The Reserve Bank of India (RBI) is likely to take a “more dovish” stance in its upcoming monetary policy review on December 2 and may go for a cut repo rate in February, according to a report by Bank of America-Merrill Lynch.
“While the December 2 policy should turn more dovish, RBI Governor Raghuram Rajan may want to await further clarity on the inflation peak-off,” the British brokerage house said in its report.
“We are increasingly confident about our call for a repo rate cut in February.”
The report sees the RBI achieving its inflation target of 8 per cent by January 2015 and 6 per cent by January 2016. Consumer Price Index-based inflation, or retail inflation, eased to 6.46 per cent in September – its lowest since January 2012 – from 7.73 per cent in August.
However, RBI Deputy Governor H R Khan had recently said that iinflation still has a “long way to go” and cautioned against early celebrations.
BofA-ML said that the case for lower rates looked increasingly compelling.

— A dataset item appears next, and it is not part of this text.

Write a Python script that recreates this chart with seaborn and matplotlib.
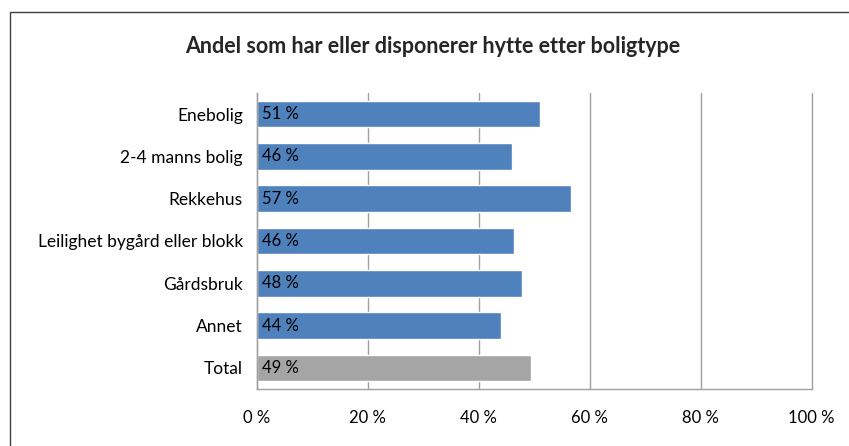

“September growth will likely slow to around 5 per cent from 5.7 per cent last quarter, buttressing our view that recovery will need lending rate cuts,” the report said.
It said that a case for rate cut also arises as imported inflation is moderating, with oil prices stabilising on Federal Reserve rate hike expectations and the rupee holding at 58-62 levels against dollar due to the RBI recouping foreign exchange reserves.
The report estimates CPI inflation to drop to 5.7 per cent in October from 6.5 per cent in September.
BofA-ML said economists expect the first rate hike by the US central bank in September against earlier expectations of June.
“It is another matter that we believe the RBI should be able to cut even if the Fed hikes, so long as it recoups foreign exchange reserves to stabilise rupee expectations,” it noted.